14. Eileen : il s’agit du nom véritable d’une petite fille qui habitait, comme la famille Joyce, entre 1887 et 1891, Martello Terrace, à Bray, au sud de Dublin. Elle a confirmé l’essentiel des notations fournies par le roman ; il semble bien, en particulier, que « Dante » ait menacé James Joyce de l’enfer s’il jouait avec elle, parce quelle était protestante (voir ci-dessous, p. 81 et 90). Stanislaus Joyce, dans Le Gardien de mon frère, éd. cit., p. 27, précise : « Elle avait deux ou trois ans de plus que mon frère ; c’était une petite fille pâle, au visage ovale, avec de longs cheveux bruns qu’elle portait souvent en tresses sur chaque épaule, encadrant son visage. Elle se rendait déjà bien compte de leur effet. Elle semblait froide et distante, mais ne l’était absolument pas. Pendant que mon frère était à Clongowes, elle lui écrivit une lettre, heureusement interceptée par ma mère, qui se terminait par ces vers, où se sentait la main de son père :
Oh ! Jimmy Joyce, tu es mon chéri
Tu es mon miroir du soir jusqu’au matin
Je te préférerais, même sans un penny,
À Johnnie Jones, son âne et son jardin. »

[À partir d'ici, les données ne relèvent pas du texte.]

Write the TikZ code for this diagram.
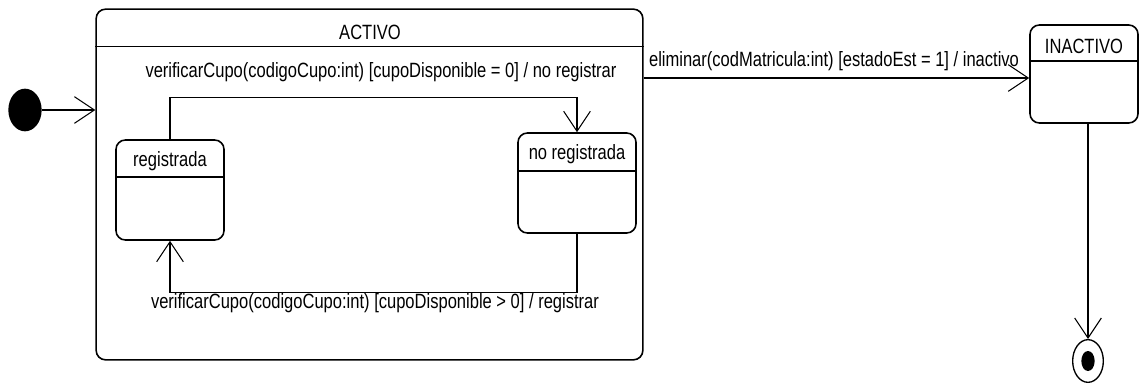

15. Apologise. Le mot est plus évocateur, surtout si l’on songe au prestige dont jouissait alors, en Irlande particulièrement, le cardinal Newman et son Apologia pro vita sua (voir par exemple Stephen le Héros, Pléiade, p. 401 et 477). On rencontrera à nouveau, plus loin, Newman, ou des citations de ses œuvres.
16. Écho du Livre des Proverbes XXX, 17 : « L’œil qui se moque d’un père, / Et qui dédaigne l’obéissance envers une mère, / Les corbeaux du torrent le perceront, / Et les petits de l’aigle le mangeront. » Les armes de Clongowes Wood College, où se déroulent les scènes suivantes, portent quatre aigles (qui ressemblent fort à des corbeaux). Les armes des Joyce portent également un aigle. Voir ci-dessous ch. 2, n. 65 et ch. 5, n. 144.
17. Reprise de l’épiphanie no I, où cependant les paroles fatidiques sont prononcées par M. Vance. Voir Pléiade, p. 87.
18. À propos du sport ici mis en scène, Stanislaus Joyce précise, dans Le Gardien de mon frère, p.